Survey of India was responsible for producing maps of the entire Himalayan range at first. They have excellent sheets, covering minute details and maps of big scales of the entire Himalayan range. But, alas, they are 'Restricted'! As a policy most of the maps of the Himalaya are not sold and all the maps near the international borders are prohibited. This includes even the coast line. Hence it is not possible to obtain contour maps of Bombay or the Western Ghats. Even for sketch-maps to be published as sheets or in a book many procedures are to be followed to obtain a permission.

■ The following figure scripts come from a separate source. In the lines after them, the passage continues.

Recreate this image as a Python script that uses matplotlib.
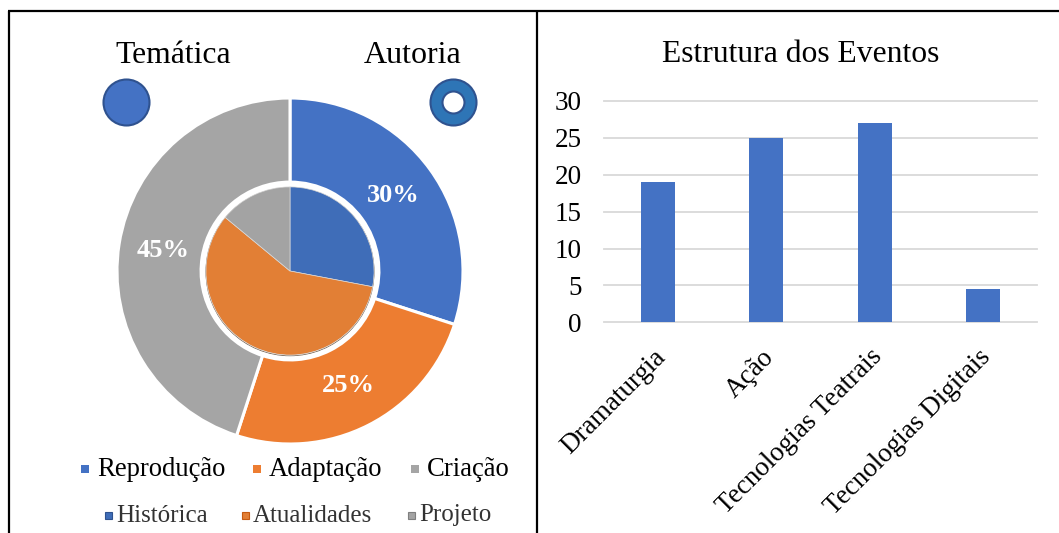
import matplotlib
matplotlib.use("Agg")
import matplotlib.pyplot as plt
from matplotlib.patches import Circle, Rectangle
from matplotlib.transforms import ScaledTranslation

# ---------------- data ----------------
autoria_labels = ["Reprodução", "Adaptação", "Criação"]
autoria_values = [30, 25, 45]
tematica_labels = ["Histórica", "Atualidades", "Projeto"]
tematica_values = [28, 58, 14]
event_categories = ["Dramaturgia", "Ação", "Tecnologias Teatrais", "Tecnologias Digitais"]
event_values = [19, 25, 27, 4.5]
y_ticks = [0, 5, 10, 15, 20, 25, 30]

outer_colors = ["#4472c4", "#ed7d31", "#a5a5a5"]
inner_colors = ["#3f6db8", "#e27f35", "#a3a3a3"]
bar_color = "#4472c4"

SERIF = ["Liberation Serif", "DejaVu Serif"]
plt.rcParams["font.family"] = SERIF

W, H = 1059, 533
fig = plt.figure(figsize=(W / 100, H / 100), dpi=100)

# ---------------- overlay (decorations) ----------------
ov = fig.add_axes([0, 0, 1, 1], zorder=0)
ov.set_xlim(0, W)
ov.set_ylim(H, 0)
ov.axis("off")
ov.plot([8, W], [11, 11], color="black", lw=1.6, solid_capstyle="butt")
ov.plot([8.5, 8.5], [11, H], color="black", lw=1.6, solid_capstyle="butt")
ov.plot([537, 537], [11, H], color="black", lw=1.6, solid_capstyle="butt")

ov.text(173, 63, "Temática", fontsize=22.8, ha="center", va="baseline")
ov.text(413, 63, "Autoria", fontsize=23, ha="center", va="baseline")
ov.text(801, 62, "Estrutura dos Eventos", fontsize=22.8, ha="center", va="baseline")

# icons
ov.add_patch(Circle((126.5, 102.5), 23, facecolor="#4472c4", edgecolor="#2f528f", lw=1.5))
ov.add_patch(Circle((453.5, 102.5), 23, facecolor="#2e75b6", edgecolor="#2f528f", lw=1.5))
ov.add_patch(Circle((453.5, 102.5), 11, facecolor="white", edgecolor="#2f528f", lw=1.5))

# legend row 1 (Autoria)
row1_marker_x = [85, 257, 415]
for lab, col, mx in zip(autoria_labels, outer_colors, row1_marker_x):
    ov.add_patch(Rectangle((mx - 4, 469 - 4), 8, 8, facecolor=col, edgecolor="none"))
    ov.text(mx + 12, 476, lab, fontsize=19.2, ha="left", va="baseline")

# legend row 2 (Temática)
row2_marker_x = [108, 245, 411]
row2_edges = ["#2f528f", "#c55a11", "#7f7f7f"]
for lab, col, ec, mx in zip(tematica_labels, inner_colors, row2_edges, row2_marker_x):
    ov.add_patch(Rectangle((mx - 3.5, 515 - 3.5), 7, 7, facecolor=col, edgecolor=ec, lw=0.8))
    ov.text(mx + 8, 521.5, lab, fontsize=18, ha="left", va="baseline", color="#333333")

# ---------------- pies ----------------
cx, cy, R = 290, 271, 173
axp = fig.add_axes([(cx - R) / W, 1 - (cy + R) / H, 2 * R / W, 2 * R / H], zorder=1)
wedges, texts, autotexts = axp.pie(
    autoria_values, colors=outer_colors, startangle=90, counterclock=False,
    radius=1.0, autopct="%d%%", pctdistance=0.74,
    wedgeprops=dict(width=0.486, edgecolor="white", linewidth=2.2),
    textprops=dict(color="white", fontsize=19, fontweight="bold", family=SERIF),
)
axp.pie(
    tematica_values, colors=inner_colors, startangle=90, counterclock=False,
    radius=0.486, wedgeprops=dict(edgecolor="#d9d9d9", linewidth=0.5),
)
axp.add_patch(Circle((0, -0.004), 0.486, facecolor="none", edgecolor="#6b5a4a", lw=0.6, zorder=0))
axp.set_xlim(-1, 1)
axp.set_ylim(-1, 1)
axp.set_aspect("equal")
axp.axis("off")

# ---------------- bar chart ----------------
left, right = 604, 1037
y0, y30 = 322.3, 101
axb = fig.add_axes([left / W, 1 - y0 / H, (right - left) / W, (y0 - y30) / H], zorder=1)
xs = list(range(len(event_categories)))
axb.bar(xs, event_values, width=0.314, color=bar_color, zorder=3)
axb.set_xlim(-0.5, len(event_categories) - 0.5)
axb.set_ylim(0, 30)
axb.set_yticks(y_ticks)
axb.set_yticklabels([str(t) for t in y_ticks], fontsize=19.5)
axb.yaxis.grid(True, color="#d9d9d9", lw=1.3, zorder=0)
axb.set_axisbelow(True)
for s in axb.spines.values():
    s.set_visible(False)
axb.tick_params(axis="y", length=0, pad=16)
axb.tick_params(axis="x", length=0, pad=16)
axb.set_xticks(xs)
axb.set_xticklabels(event_categories, fontsize=19.5, rotation=45, ha="right",
                    va="top", rotation_mode="anchor")
shift = ScaledTranslation(-5 / 100, 0, fig.dpi_scale_trans)
for lbl in axb.get_xticklabels():
    lbl.set_transform(lbl.get_transform() + shift)
for gl in axb.get_ygridlines():
    gl.set_clip_on(False)

fig.savefig("out.png", dpi=100)
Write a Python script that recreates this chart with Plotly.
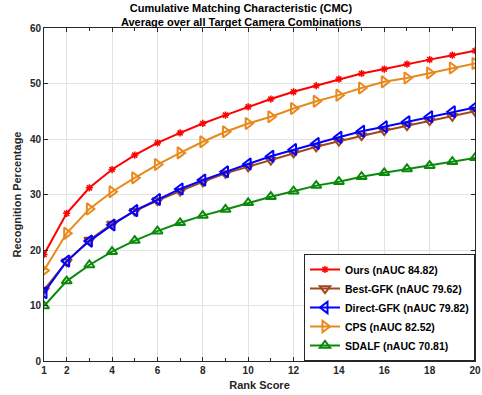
import plotly.graph_objects as go

ranks = list(range(1, 21))
ours = [19.2, 26.6, 31.2, 34.5, 37.1, 39.3, 41.1, 42.8, 44.3, 45.8, 47.2, 48.5, 49.6, 50.8, 51.8, 52.6, 53.5, 54.3, 55.1, 55.9]
best_gfk = [12.8, 17.9, 21.8, 24.7, 27.0, 28.9, 30.6, 32.3, 33.8, 35.0, 36.2, 37.5, 38.6, 39.6, 40.6, 41.5, 42.4, 43.3, 44.1, 45.0]
direct_gfk = [12.3, 18.0, 21.6, 24.5, 27.1, 29.1, 31.0, 32.6, 34.1, 35.5, 36.9, 38.1, 39.2, 40.3, 41.4, 42.2, 43.1, 44.0, 44.9, 45.7]
cps = [16.3, 23.0, 27.4, 30.5, 33.0, 35.4, 37.5, 39.5, 41.3, 42.8, 44.0, 45.5, 46.8, 47.9, 49.2, 50.3, 51.0, 51.9, 52.8, 53.6]
sdalf = [9.9, 14.4, 17.3, 19.7, 21.7, 23.4, 24.9, 26.2, 27.3, 28.5, 29.6, 30.6, 31.6, 32.3, 33.2, 33.9, 34.6, 35.2, 35.9, 36.6]

names = ["Ours (nAUC 84.82)", "Best-GFK (nAUC 79.62)", "Direct-GFK (nAUC 79.82)",
         "CPS (nAUC 82.52)", "SDALF (nAUC 70.81)"]
series = [ours, best_gfk, direct_gfk, cps, sdalf]
colors = ["#ff0000", "#a0461e", "#0000ff", "#e8891c", "#0a8a0a"]
symbols = ["asterisk-open", "triangle-down-open", "triangle-left-open", "triangle-right-open", "triangle-up-open"]
sizes = [6, 9, 10, 10, 9]
mlw = [1.5, 2, 2, 2, 2]

x_tickvals = [1, 2, 4, 6, 8, 10, 12, 14, 16, 18, 20]
y_tickvals = [0, 10, 20, 30, 40, 50, 60]

fig = go.Figure()
for name, ys, c, s, sz, lw in zip(names, series, colors, symbols, sizes, mlw):
    fig.add_trace(go.Scatter(
        x=ranks, y=ys, name=name, mode="lines+markers",
        line=dict(color=c, width=2),
        marker=dict(symbol=s, size=sz, color=c, line=dict(color=c, width=lw)),
    ))

font = "Liberation Sans, Arial, sans-serif"
fig.update_layout(
    width=482, height=395,
    margin=dict(l=44, r=7, t=28, b=34, autoexpand=False),
    paper_bgcolor="white", plot_bgcolor="white",
    font=dict(family=font, size=10, color="#262626"),
    title=dict(
        text="<b>Cumulative Matching Characteristic (CMC)<br>Average over all Target Camera Combinations</b>",
        x=0.5, xanchor="center", y=1 - 12 / 395, yanchor="middle",
        font=dict(family=font, size=11, color="black"),
    ),
    showlegend=True,
    legend=dict(
        x=1, y=0, xanchor="right", yanchor="bottom",
        bgcolor="white", bordercolor="#262626", borderwidth=1,
        font=dict(family=font, size=10.5, color="black", weight="bold"),
        tracegroupgap=0, itemwidth=30,
    ),
    xaxis=dict(
        range=[1, 20], tickvals=x_tickvals, ticktext=[str(v) for v in x_tickvals],
        ticks="inside", ticklen=4, tickcolor="#262626", ticklabeloverflow="allow",
        automargin=False,
        minor=dict(dtick=1, ticks="inside", ticklen=3, tickcolor="#262626", showgrid=False),
        showline=True, linecolor="#262626", linewidth=1, mirror="ticks",
        showgrid=True, gridcolor="#e3e3e3", gridwidth=1, zeroline=False,
        tickfont=dict(family=font, size=10, color="#262626", weight="bold"),
        title=dict(text="<b>Rank Score</b>", font=dict(family=font, size=11, color="#262626"), standoff=6),
    ),
    yaxis=dict(
        range=[0, 60], tickvals=y_tickvals,
        ticks="inside", ticklen=4, tickcolor="#262626", ticklabeloverflow="allow",
        automargin=False,
        showline=True, linecolor="#262626", linewidth=1, mirror="ticks",
        showgrid=True, gridcolor="#e3e3e3", gridwidth=1, zeroline=False,
        tickfont=dict(family=font, size=10, color="#262626", weight="bold"),
        title=dict(text="<b>Recognition Percentage</b>", font=dict(family=font, size=11, color="#262626"), standoff=6),
    ),
)

fig.write_html("out.html", config={"displayModeBar": False},
               post_script="document.body.style.margin='0';document.body.style.overflow='hidden';")
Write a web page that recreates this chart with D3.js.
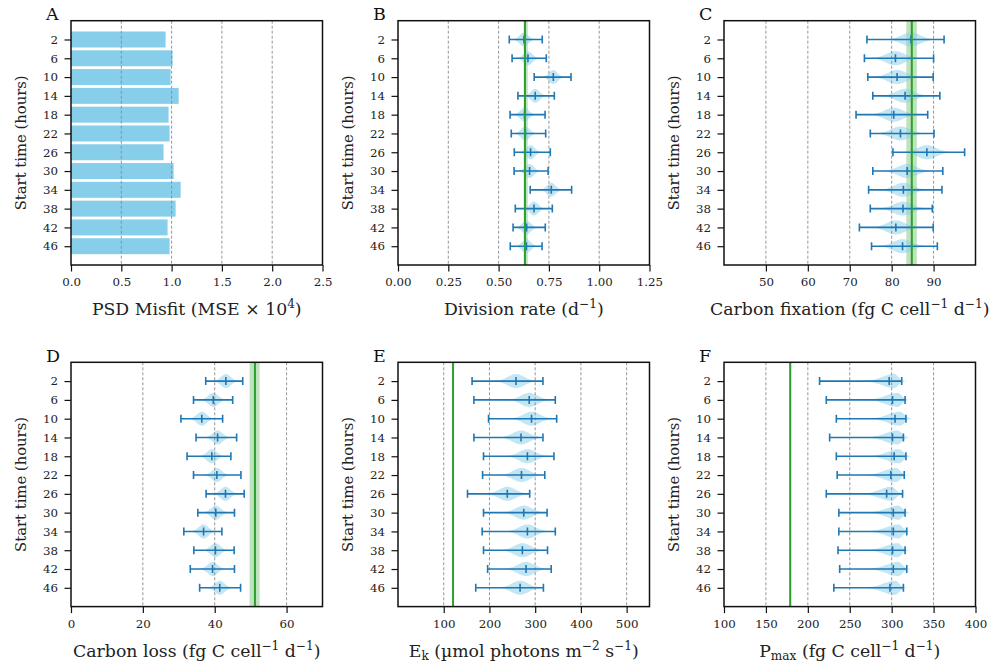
<!DOCTYPE html>
<html>
<head>
<meta charset="utf-8">
<script src="https://cdn.jsdelivr.net/npm/d3@7"></script>
<style>
  body { margin: 0; background: #fff; }
  svg { display: block; font-family: "DejaVu Serif", serif; }
</style>
</head>
<body>
<svg id="chart" width="1008" height="666"></svg>
<script>
// start times (hours), one row per fit window
var startTimes = [2, 6, 10, 14, 18, 22, 26, 30, 34, 38, 42, 46];

// A - PSD misfit (MSE x 10^4)
var psdMisfit = [0.94, 1.01, 0.99, 1.07, 0.97, 0.98, 0.92, 1.02, 1.09, 1.04, 0.96, 0.98];

// B - division rate (d^-1): lower / median / upper of posterior
var divLo  = [0.553, 0.567, 0.677, 0.596, 0.557, 0.563, 0.578, 0.577, 0.657, 0.583, 0.572, 0.558];
var divMed = [0.626, 0.646, 0.772, 0.682, 0.629, 0.633, 0.659, 0.654, 0.762, 0.676, 0.639, 0.638];
var divHi  = [0.717, 0.737, 0.860, 0.777, 0.731, 0.734, 0.757, 0.746, 0.863, 0.767, 0.732, 0.716];
var divRef = [0.625, 0.631, 0.645];

// C - carbon fixation (fg C cell^-1 d^-1)
var fixLo  = [74.1, 73.5, 74.3, 75.5, 71.5, 74.9, 80.3, 75.5, 74.5, 74.9, 72.3, 75.2];
var fixMed = [84.6, 80.9, 81.3, 83.2, 80.5, 82.1, 88.4, 83.7, 82.8, 82.7, 81.0, 82.6];
var fixHi  = [92.5, 90.0, 89.9, 91.5, 88.6, 90.1, 97.4, 92.2, 92.0, 89.7, 89.9, 90.9];
var fixRef = [83.5, 84.8, 86.0];

// D - carbon loss (fg C cell^-1 d^-1)
var lossLo  = [37.5, 34.1, 30.6, 34.8, 32.3, 34.1, 37.6, 35.3, 31.4, 34.2, 33.2, 35.8];
var lossMed = [43.1, 39.6, 36.4, 40.8, 39.2, 40.6, 43.0, 40.3, 36.9, 40.2, 39.4, 41.4];
var lossHi  = [47.8, 45.0, 42.2, 46.1, 44.5, 47.3, 48.2, 45.5, 42.0, 45.4, 45.5, 47.2];
var lossRef = [49.7, 51.2, 52.5];

// E - Ek (umol photons m^-2 s^-1)
var ekLo  = [162, 166, 198, 166, 187, 185, 152, 187, 184, 187, 196, 170];
var ekMed = [258, 287, 292, 269, 283, 270, 239, 275, 283, 272, 280, 267];
var ekHi  = [317, 344, 347, 317, 341, 321, 288, 326, 344, 327, 335, 318];
var ekRef = [119, 120.4, 122];

// F - Pmax (fg C cell^-1 d^-1)
var pmaxLo  = [214, 222, 234, 226, 234, 235, 222, 237, 237, 236, 238, 231];
var pmaxMed = [297, 301, 304, 301, 303, 299, 294, 302, 302, 301, 302, 298];
var pmaxHi  = [312, 316, 317, 314, 317, 315, 313, 316, 318, 316, 318, 314];
var pmaxRef = [178, 179, 180];

// violin shape per panel: left spread, right spread, shift of peak from median
var violinShape = {
  B: [0.021, 0.021, 0],
  C: [2.2, 2.2, 0],
  D: [1.35, 1.35, 0],
  E: [18, 18, 0],
  F: [14, 5, 6]
};

var panels = [
  { key: 'A', col: 0, row: 0, domain: [0, 2.5], ticks: [0, 0.5, 1.0, 1.5, 2.0, 2.5], fmt: '.1f',
    label: [{t: 'PSD Misfit (MSE \u00d7 10'}, {t: '4', sup: true}, {t: ')'}], bars: psdMisfit },
  { key: 'B', col: 1, row: 0, domain: [0, 1.25], ticks: [0, 0.25, 0.5, 0.75, 1.0, 1.25], fmt: '.2f',
    label: [{t: 'Division rate (d'}, {t: '\u22121', sup: true}, {t: ')'}],
    lo: divLo, med: divMed, hi: divHi, ref: divRef },
  { key: 'C', col: 2, row: 0, domain: [40, 100], ticks: [50, 60, 70, 80, 90], fmt: 'd',
    label: [{t: 'Carbon fixation (fg C cell'}, {t: '\u22121', sup: true}, {t: ' d'}, {t: '\u22121', sup: true}, {t: ')'}],
    lo: fixLo, med: fixMed, hi: fixHi, ref: fixRef },
  { key: 'D', col: 0, row: 1, domain: [0, 70], ticks: [0, 20, 40, 60], fmt: 'd',
    label: [{t: 'Carbon loss (fg C cell'}, {t: '\u22121', sup: true}, {t: ' d'}, {t: '\u22121', sup: true}, {t: ')'}],
    lo: lossLo, med: lossMed, hi: lossHi, ref: lossRef },
  { key: 'E', col: 1, row: 1, domain: [0, 550], ticks: [100, 200, 300, 400, 500], fmt: 'd',
    label: [{t: 'E'}, {t: 'k', sub: true}, {t: ' (\u00b5mol photons m'}, {t: '\u22122', sup: true}, {t: ' s'}, {t: '\u22121', sup: true}, {t: ')'}],
    lo: ekLo, med: ekMed, hi: ekHi, ref: ekRef },
  { key: 'F', col: 2, row: 1, domain: [100, 400], ticks: [100, 150, 200, 250, 300, 350, 400], fmt: 'd',
    label: [{t: 'P'}, {t: 'max', sub: true}, {t: ' (fg C cell'}, {t: '\u22121', sup: true}, {t: ' d'}, {t: '\u22121', sup: true}, {t: ')'}],
    lo: pmaxLo, med: pmaxMed, hi: pmaxHi, ref: pmaxRef }
];

var colLeft = [71, 398, 724];
var rowTop = [20.7, 362.3];
var pw = 251.5, ph = 244.3;

var blue = '#1f77b4', sky = '#87ceeb', green = '#2ca02c';

var svg = d3.select('#chart');

function richText(sel, parts) {
  var cur = 0;
  parts.forEach(function (p) {
    var s = p.sup ? -7 : (p.sub ? 3.5 : 0);
    var ts = sel.append('tspan').text(p.t);
    if (s != cur) { ts.attr('dy', s - cur); }
    if (p.sup || p.sub) { ts.attr('font-size', '0.7em'); }
    cur = s;
  });
}

panels.forEach(function (p) {
  var left = colLeft[p.col], top = rowTop[p.row];
  var x = d3.scaleLinear().domain(p.domain).range([left, left + pw]);
  var y = d3.scaleLinear().domain([-1, 12]).range([top, top + ph]);
  var step = y(1) - y(0);

  var g = svg.append('g');
  var clipId = 'clip' + p.key;
  svg.append('clipPath').attr('id', clipId).append('rect')
    .attr('x', left).attr('y', top).attr('width', pw).attr('height', ph);
  var plot = g.append('g').attr('clip-path', 'url(#' + clipId + ')');

  // reference band
  if (p.ref) {
    plot.append('rect')
      .attr('x', x(p.ref[0])).attr('y', top)
      .attr('width', x(p.ref[2]) - x(p.ref[0])).attr('height', ph)
      .attr('fill', green).attr('fill-opacity', 0.3);
  }

  if (p.bars) {
    plot.selectAll('rect.bar').data(p.bars).enter().append('rect')
      .attr('class', 'bar')
      .attr('x', x(0))
      .attr('y', function (d, i) { return y(i) - step * 0.425; })
      .attr('width', function (d) { return x(d) - x(0); })
      .attr('height', step * 0.85)
      .attr('fill', sky);
  }

  if (p.med) {
    var shp = violinShape[p.key];
    var area = d3.area()
      .x(function (d) { return x(d[0]); })
      .y0(function (d) { return d[1] - d[2]; })
      .y1(function (d) { return d[1] + d[2]; })
      .curve(d3.curveBasis);
    p.med.forEach(function (m, i) {
      var pk = m + shp[2], cy = y(i), pts = [];
      for (var k = -3.2; k <= 3.2001; k += 0.1) {
        var v = pk + k * (k < 0 ? shp[0] : shp[1]);
        pts.push([v, cy, step * 0.375 * Math.exp(-0.5 * k * k)]);
      }
      plot.append('path').attr('d', area(pts))
        .attr('fill', sky).attr('fill-opacity', 0.5);
    });
  }

  // dashed grid, interior ticks only
  plot.selectAll('line.grid')
    .data(p.ticks.filter(function (t) { return t > p.domain[0] && t < p.domain[1]; }))
    .enter().append('line')
    .attr('x1', function (d) { return x(d); }).attr('x2', function (d) { return x(d); })
    .attr('y1', top).attr('y2', top + ph)
    .attr('stroke', '#8a8a8a').attr('stroke-width', 0.9).attr('stroke-dasharray', '3,2');

  if (p.med) {
    var cap = 4;
    p.med.forEach(function (m, i) {
      var cy = y(i);
      var eb = plot.append('g').attr('stroke', blue).attr('stroke-width', 1.6);
      eb.append('line').attr('x1', x(p.lo[i])).attr('x2', x(p.hi[i])).attr('y1', cy).attr('y2', cy);
      [p.lo[i], m, p.hi[i]].forEach(function (v) {
        eb.append('line').attr('x1', x(v)).attr('x2', x(v)).attr('y1', cy - cap).attr('y2', cy + cap);
      });
    });
    plot.append('line')
      .attr('x1', x(p.ref[1])).attr('x2', x(p.ref[1]))
      .attr('y1', top).attr('y2', top + ph)
      .attr('stroke', green).attr('stroke-width', 2);
  }

  // axes
  var xAxis = d3.axisBottom(x).tickValues(p.ticks).tickFormat(d3.format(p.fmt))
    .tickSize(6.5).tickPadding(6.5);
  var gx = g.append('g').attr('transform', 'translate(0,' + (top + ph) + ')').call(xAxis);
  var yAxis = d3.axisLeft(y).tickValues(d3.range(12))
    .tickFormat(function (i) { return startTimes[i]; }).tickSize(6.5).tickPadding(6.5);
  var gy = g.append('g').attr('transform', 'translate(' + left + ',0)').call(yAxis);
  [gx, gy].forEach(function (a) {
    a.select('.domain').remove();
    a.selectAll('.tick line').attr('stroke', '#111').attr('stroke-width', 1.2);
    a.selectAll('.tick text').attr('font-family', '"DejaVu Serif", serif')
      .attr('font-size', 11.8).attr('fill', '#222');
  });

  g.append('rect').attr('x', left).attr('y', top).attr('width', pw).attr('height', ph)
    .attr('fill', 'none').attr('stroke', '#111').attr('stroke-width', 1.5);

  var xl = g.append('text')
    .attr('x', left + pw / 2).attr('y', top + ph + 50)
    .attr('text-anchor', 'middle').attr('font-size', 17.3).attr('fill', '#222');
  richText(xl, p.label);

  g.append('text')
    .attr('transform', 'translate(' + (left - 45) + ',' + (top + ph / 2) + ') rotate(-90)')
    .attr('text-anchor', 'middle').attr('font-size', 14.8).attr('fill', '#222')
    .text('Start time (hours)');

  g.append('text')
    .attr('x', left - 25).attr('y', top - 0.5)
    .attr('font-size', 17.5).attr('fill', '#111')
    .text(p.key);
});
</script>
</body>
</html>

Nepal luckily has followed more liberal and progressive policies. All the mountain areas are covered by maps and trekkers have access to maps and information to make their trips worthwhile. Thus the above two maps covering the areas of West Nepal are a welcome addition. These two sheets cover Annapurna Himal, Dhaulagiri Himal and Kanjiroba Himal. These are some of the most popular areas in west Nepal for trekkers and these maps should prove most useful. Behind the sheets one finds useful information about the range, stage-wise route details and general information about trekking and mountaineering in Nepal.
Though this is labelled as 'Trekking and Mountaineering Map' it will prove useful more to trekkers but mountaineers will certainly have to look for a detailed contour map. Two more sheets, are planned covering areas further west. These areas being more remote and less visited, these maps will be welcome.
Manmohan Singh Bawa, who has compiled these maps and the information, lives in Delhi and Dalhousie. These maps certainly shows the extent of his deep study and skills in cartography. Some years back he had produced some trekking maps of the Indian Himalaya. They had no heights mentioned due to the rules of Survey of India. Now he has produced proper trekking maps with all the details and heights. Lets us hope Bawa, with this excellent examples, now persuades the Indian authorities to rise to better 'heights' about maps.